WHAT IS BEING ASKED:
Write out the listing, please, but only from its first line through the line containing "const fmt = (v: number)", exactly as given and without pictures.

PROVIDED DATA:
- - - - -

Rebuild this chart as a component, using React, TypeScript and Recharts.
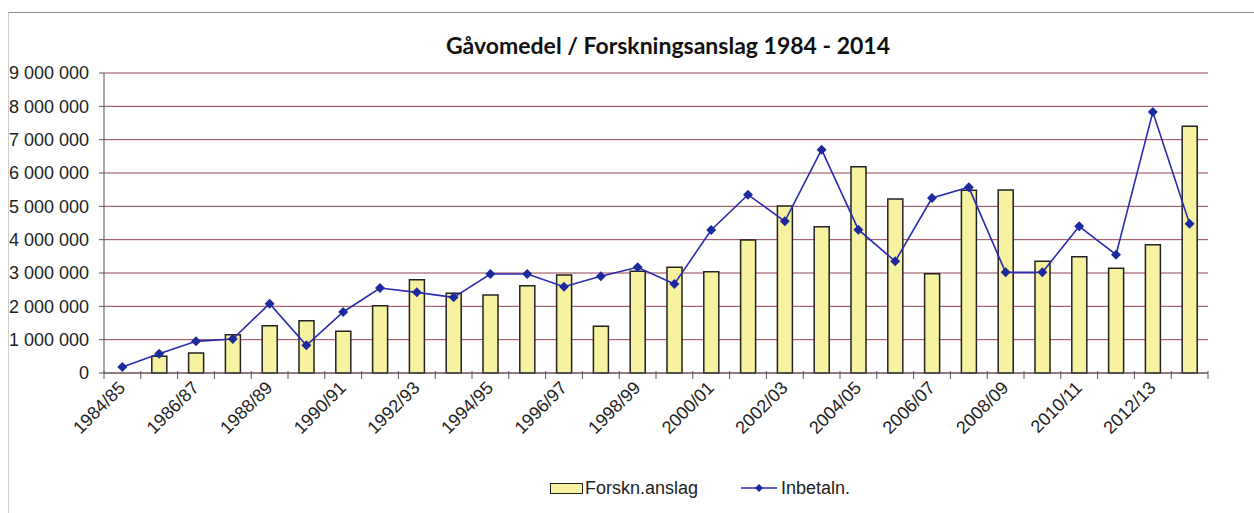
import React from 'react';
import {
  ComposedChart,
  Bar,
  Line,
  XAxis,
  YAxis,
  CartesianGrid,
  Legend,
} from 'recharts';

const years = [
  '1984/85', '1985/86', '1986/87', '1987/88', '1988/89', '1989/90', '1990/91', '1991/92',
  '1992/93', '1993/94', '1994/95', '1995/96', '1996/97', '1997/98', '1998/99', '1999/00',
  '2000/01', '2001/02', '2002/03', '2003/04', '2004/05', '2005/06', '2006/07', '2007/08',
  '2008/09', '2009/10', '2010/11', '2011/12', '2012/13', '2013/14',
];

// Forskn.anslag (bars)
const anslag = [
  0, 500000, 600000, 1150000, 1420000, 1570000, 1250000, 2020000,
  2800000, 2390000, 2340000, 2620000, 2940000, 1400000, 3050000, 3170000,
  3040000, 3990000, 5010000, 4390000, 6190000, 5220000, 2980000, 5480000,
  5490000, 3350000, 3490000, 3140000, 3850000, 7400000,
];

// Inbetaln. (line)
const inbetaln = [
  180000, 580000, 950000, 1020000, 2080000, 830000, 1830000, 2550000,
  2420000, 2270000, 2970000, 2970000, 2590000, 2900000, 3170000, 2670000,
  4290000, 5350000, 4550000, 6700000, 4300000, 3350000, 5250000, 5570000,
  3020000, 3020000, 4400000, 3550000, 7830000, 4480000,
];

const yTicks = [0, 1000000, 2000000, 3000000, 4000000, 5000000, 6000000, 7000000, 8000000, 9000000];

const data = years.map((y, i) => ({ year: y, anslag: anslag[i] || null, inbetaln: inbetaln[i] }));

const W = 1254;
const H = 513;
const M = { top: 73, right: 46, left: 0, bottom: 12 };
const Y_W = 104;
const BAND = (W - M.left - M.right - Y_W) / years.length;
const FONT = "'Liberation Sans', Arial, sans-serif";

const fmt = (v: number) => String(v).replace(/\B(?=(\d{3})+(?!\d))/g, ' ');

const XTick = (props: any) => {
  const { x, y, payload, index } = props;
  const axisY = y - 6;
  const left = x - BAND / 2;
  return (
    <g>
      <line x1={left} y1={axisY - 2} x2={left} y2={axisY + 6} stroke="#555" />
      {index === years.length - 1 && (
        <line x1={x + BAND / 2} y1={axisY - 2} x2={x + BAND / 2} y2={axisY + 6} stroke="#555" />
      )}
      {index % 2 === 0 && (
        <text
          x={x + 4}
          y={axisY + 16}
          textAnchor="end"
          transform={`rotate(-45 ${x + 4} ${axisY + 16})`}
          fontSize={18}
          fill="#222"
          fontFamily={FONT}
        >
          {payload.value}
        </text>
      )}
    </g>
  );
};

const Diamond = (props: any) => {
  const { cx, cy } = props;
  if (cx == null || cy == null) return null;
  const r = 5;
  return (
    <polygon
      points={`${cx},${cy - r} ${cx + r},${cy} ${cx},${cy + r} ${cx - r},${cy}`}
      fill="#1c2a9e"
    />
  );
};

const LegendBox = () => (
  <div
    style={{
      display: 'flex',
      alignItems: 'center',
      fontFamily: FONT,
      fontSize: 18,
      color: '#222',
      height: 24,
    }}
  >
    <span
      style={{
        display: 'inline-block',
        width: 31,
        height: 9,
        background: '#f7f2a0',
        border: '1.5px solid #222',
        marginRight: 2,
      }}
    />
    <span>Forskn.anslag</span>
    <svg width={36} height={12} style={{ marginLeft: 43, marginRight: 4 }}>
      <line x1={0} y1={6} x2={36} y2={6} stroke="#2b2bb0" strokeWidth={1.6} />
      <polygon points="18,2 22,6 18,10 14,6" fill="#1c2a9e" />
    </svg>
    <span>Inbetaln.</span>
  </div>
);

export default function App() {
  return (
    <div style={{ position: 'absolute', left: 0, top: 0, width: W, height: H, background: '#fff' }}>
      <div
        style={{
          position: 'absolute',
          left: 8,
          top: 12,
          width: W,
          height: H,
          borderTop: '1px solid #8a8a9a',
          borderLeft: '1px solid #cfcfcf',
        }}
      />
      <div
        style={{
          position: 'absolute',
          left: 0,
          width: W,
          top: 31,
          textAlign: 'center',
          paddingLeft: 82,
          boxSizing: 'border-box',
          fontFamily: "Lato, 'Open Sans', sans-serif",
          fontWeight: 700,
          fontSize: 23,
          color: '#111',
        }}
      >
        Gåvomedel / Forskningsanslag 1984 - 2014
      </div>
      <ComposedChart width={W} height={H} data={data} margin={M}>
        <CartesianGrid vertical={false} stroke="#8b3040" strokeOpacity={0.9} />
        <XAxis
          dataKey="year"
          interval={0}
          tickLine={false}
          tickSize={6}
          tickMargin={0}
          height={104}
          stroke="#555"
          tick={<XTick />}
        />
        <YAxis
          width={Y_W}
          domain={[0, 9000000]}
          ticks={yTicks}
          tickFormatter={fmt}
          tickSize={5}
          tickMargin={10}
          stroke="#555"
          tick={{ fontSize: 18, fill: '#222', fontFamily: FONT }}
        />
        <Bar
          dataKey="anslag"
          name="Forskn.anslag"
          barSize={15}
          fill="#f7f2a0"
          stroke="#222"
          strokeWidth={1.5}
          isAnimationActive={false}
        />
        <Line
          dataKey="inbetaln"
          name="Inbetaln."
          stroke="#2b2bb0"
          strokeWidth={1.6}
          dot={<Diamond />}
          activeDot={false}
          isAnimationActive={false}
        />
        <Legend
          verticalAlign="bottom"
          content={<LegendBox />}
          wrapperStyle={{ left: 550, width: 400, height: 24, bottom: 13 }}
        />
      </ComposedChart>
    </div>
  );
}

- - - - -

RESPONSE:
Rebuild this chart as a component, using React, TypeScript and Recharts.
import React from 'react';
import {
  ComposedChart,
  Bar,
  Line,
  XAxis,
  YAxis,
  CartesianGrid,
  Legend,
} from 'recharts';

const years = [
  '1984/85', '1985/86', '1986/87', '1987/88', '1988/89', '1989/90', '1990/91', '1991/92',
  '1992/93', '1993/94', '1994/95', '1995/96', '1996/97', '1997/98', '1998/99', '1999/00',
  '2000/01', '2001/02', '2002/03', '2003/04', '2004/05', '2005/06', '2006/07', '2007/08',
  '2008/09', '2009/10', '2010/11', '2011/12', '2012/13', '2013/14',
];

// Forskn.anslag (bars)
const anslag = [
  0, 500000, 600000, 1150000, 1420000, 1570000, 1250000, 2020000,
  2800000, 2390000, 2340000, 2620000, 2940000, 1400000, 3050000, 3170000,
  3040000, 3990000, 5010000, 4390000, 6190000, 5220000, 2980000, 5480000,
  5490000, 3350000, 3490000, 3140000, 3850000, 7400000,
];

// Inbetaln. (line)
const inbetaln = [
  180000, 580000, 950000, 1020000, 2080000, 830000, 1830000, 2550000,
  2420000, 2270000, 2970000, 2970000, 2590000, 2900000, 3170000, 2670000,
  4290000, 5350000, 4550000, 6700000, 4300000, 3350000, 5250000, 5570000,
  3020000, 3020000, 4400000, 3550000, 7830000, 4480000,
];

const yTicks = [0, 1000000, 2000000, 3000000, 4000000, 5000000, 6000000, 7000000, 8000000, 9000000];

const data = years.map((y, i) => ({ year: y, anslag: anslag[i] || null, inbetaln: inbetaln[i] }));

const W = 1254;
const H = 513;
const M = { top: 73, right: 46, left: 0, bottom: 12 };
const Y_W = 104;
const BAND = (W - M.left - M.right - Y_W) / years.length;
const FONT = "'Liberation Sans', Arial, sans-serif";

const fmt = (v: number) => String(v).replace(/\B(?=(\d{3})+(?!\d))/g, ' ');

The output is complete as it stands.